ABSTRACT
This chapter contributes to the existing literature in two ways. First, it contrasts the size and penetration of digital energy in the Gulf Cooperation Council (GCC) countries and China, emphasizing the role of digital transformation in integrating renewable energy and enhancing efficiency within these countries’ energy sectors. Second, it examines the historical divergence between the economic trajectories of China and the GCC. Using econometric methods, this chapter estimates the economic gain from collaboration between China and the GCC at $178 billion, resulting in the creation of 560,000 jobs. This estimate includes initiatives such as facilitating the transfer of digital energy technologies, improving grid reliability, adopting and expanding digital twins and artificial intelligence (AI), achieving energy efficiency gains, deploying renewable energy, accelerating foreign direct investment (FDI) into digital energy, and fostering technology-led economic growth and trade.
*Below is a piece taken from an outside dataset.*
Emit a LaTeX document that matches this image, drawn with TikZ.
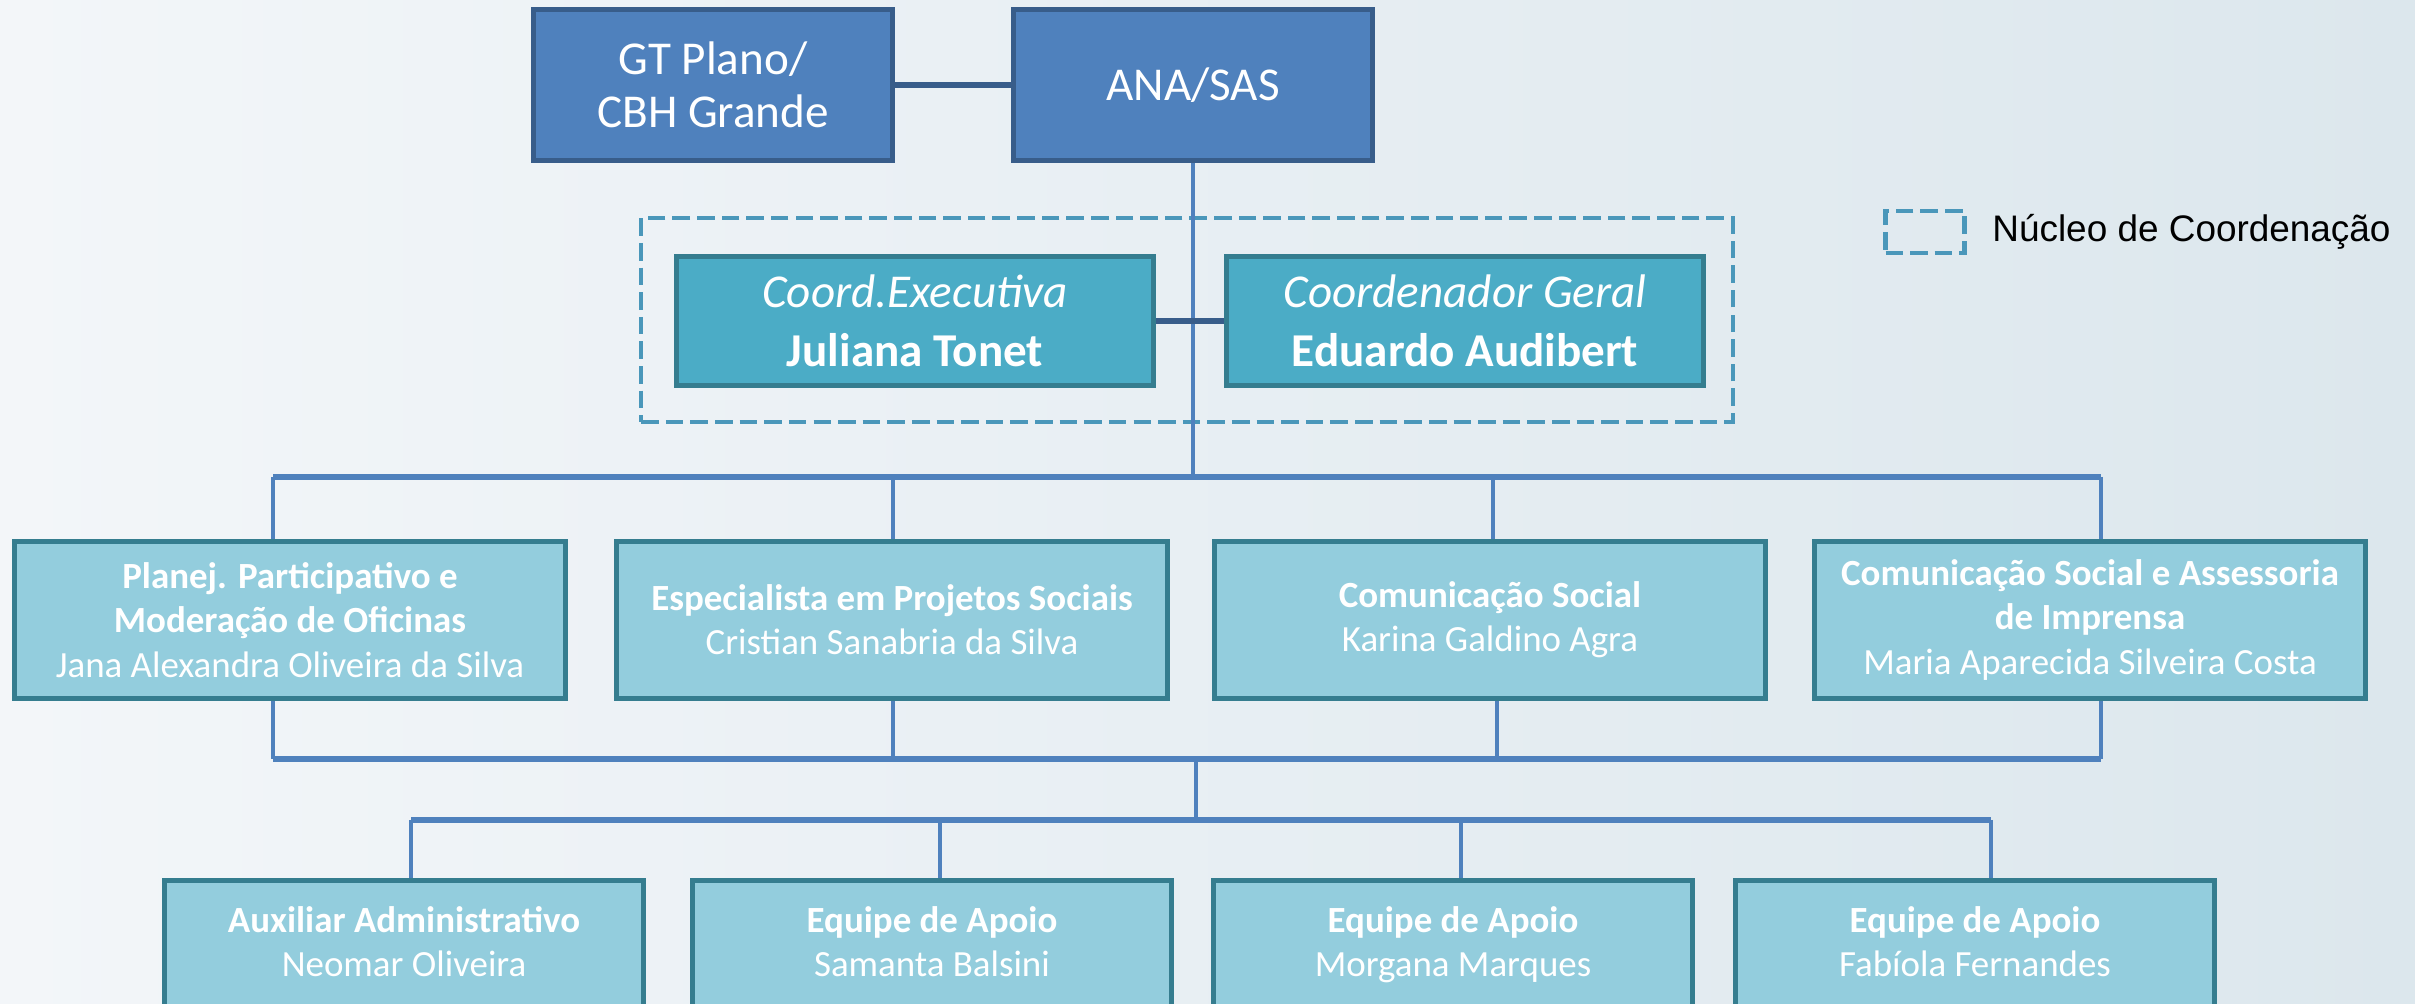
\documentclass[tikz,border=0pt]{standalone}
\usepackage{fontspec}
\setmainfont{Carlito}
\newfontfamily\legfont{Liberation Sans}
\usetikzlibrary{positioning}
\definecolor{azul}{HTML}{4F81BD}
\definecolor{azulesc}{HTML}{385D8A}
\definecolor{aqua}{HTML}{4BACC6}
\definecolor{aquaclaro}{HTML}{93CDDD}
\definecolor{borda}{HTML}{357D8F}
\definecolor{tracejado}{HTML}{4A97BA}
\definecolor{fundoa}{HTML}{F3F6F9}
\definecolor{fundob}{HTML}{DCE7ED}

\begin{document}
\begin{tikzpicture}[x=0.01cm,y=-0.01cm]
	\tikzset{
	  topbox/.style={draw=azulesc,line width=1.4pt,fill=azul,text=white,align=center,
	    minimum width=3.58cm,minimum height=1.51cm,font=\fontsize{13.4}{15}\selectfont},
	  coordbox/.style={draw=borda,line width=1.4pt,fill=aqua,text=white,align=center,
	    minimum width=4.77cm,minimum height=1.29cm,font=\fontsize{13.4}{16.8}\selectfont},
	  rolebox/.style={draw=borda,line width=1.4pt,fill=aquaclaro,text=white,align=center,
	    minimum width=5.5cm,minimum height=1.57cm,font=\fontsize{10.5}{12.6}\selectfont},
	  teambox/.style={rolebox,minimum width=4.78cm,minimum height=1.34cm,execute at end node=\strut},
	  nucleo/.style={draw=tracejado,line width=1.2pt,dash pattern=on 5pt off 2pt},
	  link/.style={draw=azulesc,line width=1.5pt},
	  bus/.style={draw=azul,line width=1.5pt},
	  drop/.style={draw=azul,line width=1pt}
	}

  \useasboundingbox (0,0) rectangle (2415,1004);
  \clip (0,0) rectangle (2415,1004);
  \shade[left color=fundoa,right color=fundob] (0,0) rectangle (2415,1004);

  \node[topbox] (gt) at (713,85) {GT Plano/\\CBH Grande};
  \node[topbox] (ana) at (1193,85) {ANA/SAS};
  \draw[link] (gt) -- (ana);

  \node[nucleo,minimum width=10.91cm,minimum height=2.04cm] (nuc) at (1187,320) {};
  \node[coordbox] (exe) at (915,321) {\textit{Coord.Executiva}\\\textbf{Juliana Tonet}};
  \node[coordbox] (geral) at (1465,321) {\textit{Coordenador Geral}\\\textbf{Eduardo Audibert}};

  \node[nucleo,minimum width=0.79cm,minimum height=0.42cm] (leg) at (1925,232) {};
  \node[right=0.25cm of leg,inner sep=0pt,font=\legfont\fontsize{10.5}{12}\selectfont] (legtxt) {Núcleo de Coordenação};

  \node[rolebox] (planej) at (290,620) {\textbf{Planej. Participativo e}\\\textbf{Moderação de Oficinas}\\Jana Alexandra Oliveira da Silva};
  \node[rolebox] (espec) at (892,620) {\textbf{Especialista em Projetos Sociais}\\Cristian Sanabria da Silva};
  \node[rolebox] (comsoc) at (1490,620) {\textbf{Comunicação Social}\\Karina Galdino Agra};
  \node[rolebox] (assess) at (2090,620) {\textbf{Comunicação Social e Assessoria}\\\textbf{de Imprensa}\\Maria Aparecida Silveira Costa};

  \node[teambox] (aux) at (404,948) {\textbf{Auxiliar Administrativo}\\Neomar Oliveira};
  \node[teambox] (samanta) at (932,948) {\textbf{Equipe de Apoio}\\Samanta Balsini};
  \node[teambox] (morgana) at (1453,948) {\textbf{Equipe de Apoio}\\Morgana Marques};
  \node[teambox] (fabiola) at (1975,948) {\textbf{Equipe de Apoio}\\Fabíola Fernandes};

  \coordinate (b1a) at (273,477);
  \coordinate (b1b) at (893,477);
  \coordinate (b1c) at (1493,477);
  \coordinate (b1d) at (2101,477);
  \draw[drop] (ana.south) -- (ana.south |- b1a);
  \draw[link] (exe) -- (geral);
  \draw[bus] (b1a) -- (b1d);
  \draw[drop] (b1a) -- (b1a |- planej.north);
  \draw[drop] (b1b) -- (b1b |- espec.north);
  \draw[drop] (b1c) -- (b1c |- comsoc.north);
  \draw[drop] (b1d) -- (b1d |- assess.north);

  \coordinate (b2a) at (273,759);
  \coordinate (b2b) at (893,759);
  \coordinate (b2c) at (1497,759);
  \coordinate (b2d) at (2101,759);
  \draw[drop] (b2a |- planej.south) -- (b2a);
  \draw[drop] (b2b |- espec.south) -- (b2b);
  \draw[drop] (b2c |- comsoc.south) -- (b2c);
  \draw[drop] (b2d |- assess.south) -- (b2d);
  \draw[bus] (b2a) -- (b2d);

  \coordinate (b3m) at (1196,820);
  \coordinate (b3a) at (411,820);
  \coordinate (b3b) at (940,820);
  \coordinate (b3c) at (1461,820);
  \coordinate (b3d) at (1991,820);
  \draw[drop] (b3m |- b2a) -- (b3m);
  \draw[bus] (b3a) -- (b3d);
  \draw[drop] (b3a) -- (b3a |- aux.north);
  \draw[drop] (b3b) -- (b3b |- samanta.north);
  \draw[drop] (b3c) -- (b3c |- morgana.north);
  \draw[drop] (b3d) -- (b3d |- fabiola.north);

\end{tikzpicture}
\end{document}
The chapter presents options and strategic proposals, including the establishment of a joint GCC–China industrial energy technology park and mutual sovereign wealth fund investments in digital energy. It emphasizes the importance of inclusive collaboration that engages all stakeholders—oil and energy companies, research centers, universities, private enterprises, and governments in both the GCC and China—to maximize mutual benefits and ensure long-term sustainability.